4. Temos de colocar em primeiro plano os direitos dos povos do Sul. Para isto é preciso identificar e excluir todas as formas de imperialismo e, com elas, o que significam o intercâmbio desigual, a exploração e o espólio mantidos quase sempre por meio de genuínas guerras de rapina. Nos nossos dias a concreção mais clara de tudo o que acontecia anteriormente é a dívida externa, que é uma onerosa armadilha que pesa sobre os ombros dos países do Sul. Com frequência se falou da sociedade de 20/80 para descrever a situação atual: segundo este conceito, enquanto uma quinta parte, 20% da população do planeta vive em opulência, as outras quatro quintas partes são condenadas a uma luta feroz para sobreviver. Acrescentemos, tratando-se em profundidade do mesmo problema, que o cenário que sofremos, propício a defender sem cautelas o livre movimento de capitais, não ser compatível ao bem-estar das pessoas. Os emigrantes se tornam assim vítimas principais de muitas misérias que sofremos.

5. Mas a economia precisa estar atenta também aos direitos das gerações vindouras e, com isto, às outras espécies que nos acompanham na terra. Se vivemos em um planeta com recursos limitados, não parece que tenha sentido, em nenhum lugar, que queiramos continuar crescendo de modo ilimitado. Por isto devemos reagir ativamente contra o mito que a economia fez seu, o do crescimento, como devemos nos lembrar que este último tem pouco ou nada a ver com a coesão social, nem sempre se traduz em criação de postos de trabalho e provoca com frequência agressão irreversível ao meio ambiente e um inquietante esgotamento de recursos, além de provocar inequívoca identificação entre consumo e bem-estar. Se o capitalismo dominante tem mantido em uma situação extrema boa parte dos habitantes do planeta, deve-se então acrescentar a isto a sua incapacidade, sinal claro da crise terminal em que se chegou, para afrontar uma crise ecológica que nos leva perto do colapso. Falamos de crise terminal porque não há sinais claros de que o capitalismo em questão esteja levando a sério o assunto. Não parece lhe preocupar, por exemplo, a inflação inevitável, em médio e a longo prazo, nem o preço da maioria das matérias-primas energéticas que usamos.

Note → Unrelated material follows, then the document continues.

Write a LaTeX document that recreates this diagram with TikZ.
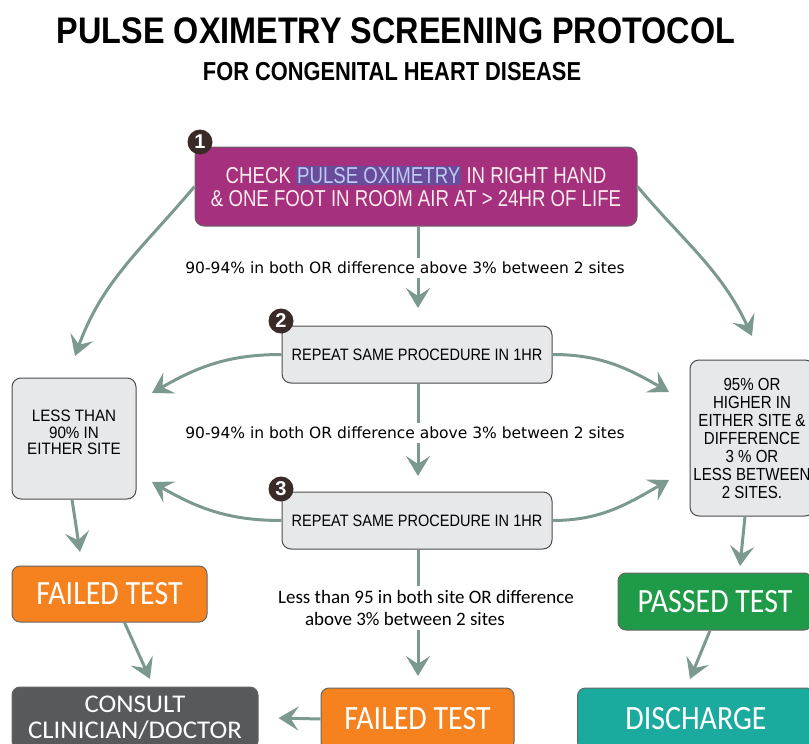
\documentclass[tikz,border=0pt]{standalone}
\usepackage{fontspec}
\setmainfont{Liberation Sans}
\newfontfamily\narrowfont[FakeStretch=0.8]{Liberation Sans}
\newfontfamily\calfont[FakeStretch=0.88]{Carlito}
\newfontfamily\labelfont{DejaVu Sans}
\usetikzlibrary{arrows.meta,positioning}

\definecolor{flowgreen}{HTML}{7C9990}
\definecolor{boxmagenta}{HTML}{A4307E}
\definecolor{boxgray}{HTML}{E7E8EA}
\definecolor{failorange}{HTML}{F5821F}
\definecolor{passgreen}{HTML}{1F9A48}
\definecolor{dischteal}{HTML}{1BAA9E}
\definecolor{consultgray}{HTML}{58595B}
\definecolor{badgebrown}{HTML}{3B2B28}
\definecolor{hlpurple}{HTML}{6A4C9C}
\definecolor{hlblue}{HTML}{BCCBF2}

\tikzset{
  flow/.style={draw=flowgreen, line width=3pt,
    -{Stealth[length=20pt,width=24pt,inset=8pt]}},
  graybox/.style={rectangle, rounded corners=9pt, draw=black!70, line width=1pt,
    fill=boxgray, align=center, inner sep=2pt},
  colorbox/.style={rectangle, rounded corners=8pt, draw=black!60, line width=1pt,
    text=white, align=center, font=\calfont\fontsize{34}{30}\selectfont},
  badge/.style={circle, fill=badgebrown, text=white, minimum size=25pt, inner sep=0pt,
    font=\bfseries\fontsize{20}{20}\selectfont},
  cond/.style={fill=white, align=center, inner sep=4pt}
}

\begin{document}
\begin{tikzpicture}[x=1pt,y=-1pt]
  \useasboundingbox (0,0) rectangle (809,744);
  \clip (0,0) rectangle (809,744);

  %%% title %%%
  \node (title) at (396,31) {\bfseries\fontsize{37}{40}\selectfont\addfontfeature{FakeStretch=0.875}PULSE OXIMETRY SCREENING PROTOCOL};
  \node (subtitle) at (392,72) {\bfseries\fontsize{26}{28}\selectfont\addfontfeature{FakeStretch=0.84}FOR CONGENITAL HEART DISEASE};

  %%% boxes %%%
  \node[graybox, fill=boxmagenta, draw=black!60, text=pink!30, minimum width=442pt, minimum height=79pt,
        font=\narrowfont\fontsize{23}{25}\selectfont\addfontfeature{FakeStretch=0.81}] (check) at (416,186.5)
    {CHECK {\fboxsep=1pt\colorbox{hlpurple}{\textcolor{hlblue}{PULSE OXIMETRY}}} IN RIGHT HAND\\[-2pt]
     \& ONE FOOT IN ROOM AIR AT > 24HR OF LIFE};
  \node[graybox, minimum width=270pt, minimum height=57pt,
        font=\fontsize{16.5}{18}\selectfont\addfontfeature{FakeStretch=0.88}] (repeat1) at (417,354.5) {REPEAT SAME PROCEDURE IN 1HR};
  \node[graybox, minimum width=270pt, minimum height=57pt,
        font=\fontsize{16.5}{18}\selectfont\addfontfeature{FakeStretch=0.88}] (repeat2) at (417,520.5) {REPEAT SAME PROCEDURE IN 1HR};
  \node[graybox, minimum width=124pt, minimum height=121pt,
        font=\fontsize{16.5}{16.5}\selectfont\addfontfeature{FakeStretch=0.92}] (low) at (74,438.5) {LESS THAN\\90\% IN\\EITHER SITE\\[-4pt]};
  \node[graybox, minimum width=124pt, minimum height=156pt,
        font=\fontsize{17.5}{18}\selectfont\addfontfeature{FakeStretch=0.86}] (high) at (752,438)
    {95\% OR\\HIGHER IN\\EITHER SITE \&\\DIFFERENCE\\3 \% OR\\LESS BETWEEN\\2 SITES.};

  \node[colorbox, fill=failorange, minimum width=195pt, minimum height=56pt] (fail1) at (109.5,594) {FAILED TEST};
  \node[colorbox, fill=consultgray, minimum width=246pt, minimum height=62pt,
        font=\calfont\fontsize{25.5}{26}\selectfont\addfontfeature{FakeStretch=1.05}] (consult) at (135,718) {CONSULT\\CLINICIAN/DOCTOR};
  \node[colorbox, fill=failorange, minimum width=193pt, minimum height=62pt] (fail2) at (417.5,719) {FAILED TEST};
  \node[colorbox, fill=passgreen, minimum width=194pt, minimum height=57pt] (pass) at (715,601.5) {PASSED TEST};
  \node[colorbox, fill=dischteal, minimum width=237pt, minimum height=62pt] (discharge) at (696,719) {DISCHARGE};

  %%% badges %%%
  \node[badge] (n1) at (200,142) {1};
  \node[badge] (n2) at (281,321) {2};
  \node[badge] (n3) at (281,489) {3};

  %%% free ends %%%
  \coordinate (t1) at (418,308);
  \coordinate (t2) at (418,476);
  \coordinate (t3) at (418,676);
  \coordinate (tl) at (75,356);
  \coordinate (tr) at (752,336);
  \coordinate (tl1) at (152,393);
  \coordinate (tl2) at (152,482);
  \coordinate (tr1) at (669,392);
  \coordinate (tr2) at (669,480);
  \coordinate (tf) at (80,552);
  \coordinate (tc) at (150,679);
  \coordinate (tp) at (740,566);
  \coordinate (td) at (690,679);

  %%% arrows %%%
  \draw[flow] (check.south -| t1) -- (t1);
  \draw[flow] (repeat1.south -| t2) -- (t2);
  \draw[flow] (repeat2.south -| t3) -- (t3);
  \draw[flow] (check.west) to[out=230,in=70] (tl);
  \draw[flow] (check.east) to[out=-50,in=115] (tr);
  \draw[flow] (repeat1.west) to[out=180,in=30] (tl1);
  \draw[flow] (repeat1.east) to[out=0,in=150] (tr1);
  \draw[flow] (repeat2.west) to[out=180,in=-30] (tl2);
  \draw[flow] (repeat2.east) to[out=0,in=-150] (tr2);
  \draw[flow] ([xshift=-2pt]low.south) -- (tf);
  \draw[flow] ([xshift=15pt]fail1.south) -- (tc);
  \draw[flow] ([xshift=-7pt]high.south) -- (tp);
  \draw[flow] ([xshift=-5pt]pass.south) -- (td);
  \draw[flow] (fail2.west) -- ([xshift=20pt]consult.east);

  %%% conditions %%%
  \node[cond, font=\labelfont\fontsize{15.5}{17}\selectfont] (c1) at (405,268) {90-94\% in both OR difference above 3\% between 2 sites};
  \node[cond, font=\labelfont\fontsize{15.5}{17}\selectfont] (c2) at (405,433) {90-94\% in both OR difference above 3\% between 2 sites};
  \node[cond, align=left, font=\calfont\fontsize{19}{22}\selectfont\addfontfeature{FakeStretch=1}] (c3) at (426,608)
    {Less than 95 in both site OR difference\\\hspace*{27pt}above 3\% between 2 sites};

\end{tikzpicture}
\end{document}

6. Sobre a base das regras democráticas a economia deve repensar todas as relações que lhe interessam. A maioria dos sistemas políticos que conhecemos se projeta sobre uma base solidamente estabelecida: a necessidade imperiosa de preservar uma ordem de injustiça e exclusões. Como tais, os governantes se acham quase sempre subordinados a interesses de poderosas corporações que agem com astúcia. É simples identificar uma das sequelas da situação anterior: quando, em muitos lugares, a população elege, nas urnas, os seus representantes nos parlamentos, é vítima de uma ilusão ótica, sempre que estes deputados têm uma margem de decisão muito reduzida. Frente a um cenário tão pouco estimulante, como acima referido, é preciso defender outras perspectivas. É o caso das que surgem, por exemplo, da assembleia de base, da autogestão da democracia direta. Este jogo reclama como lógica recuperar o local e priorizar a vida social diante do que exigem a produção, o consumo e a competitividade. Muitas práticas de sempre dos povos do Sul, que o etnocentrismo dominante desqualifica como primitivas e atrasadas, devem reaparecer. Não só isto: é preciso considerar seriamente se não é certo que muitos deserdados do planeta, habitantes dos países do Sul, encontram-se paradoxalmente em melhores condições para enfrentar o colapso que antes mencionamos. Vivem em pequenas comunidades, conservam vida social muito rica, têm mantido uma relação fluida com o meio natural. Em suma, são muito menos dependentes do que a maioria dos habitantes das opulentas sociedades do Norte.

7. É preciso reivindicar as fórmulas econômicas que não deixam para amanhã o que podemos fazer hoje. De maneira mais precisa, a economia solidária e bem conduzida não tem por que aguardar decisões prévias dos governantes. A nossa obrigação consiste, antes de tudo, em gerar espaços em que, desde agora, apliquemos regras diferentes. O que se passou significa, entre outras coisas, que a transformação das nossas sociedades não reclama, ou não reclama necessariamente, uma tomada do poder que já tivemos a oportunidade de comprovar para onde comumente nos conduz.

8. A economia oficial já demonstrou que o ser humano só se move em virtude de competição mais desencarnada e, em certos casos, da violência. É hora de recordar, sem dúvida, que são muitas as espécies de animais que procedem das mãos da sociedade, e a cooperação e a repetição de exemplos de como a espécie humana têm melhorado a sua condição de ação nesta mesma base. O individualismo extremo que marcou as últimas décadas não será, conforme nos diz a maioria dos economistas, um indicador poderoso de involução da nossa espécie?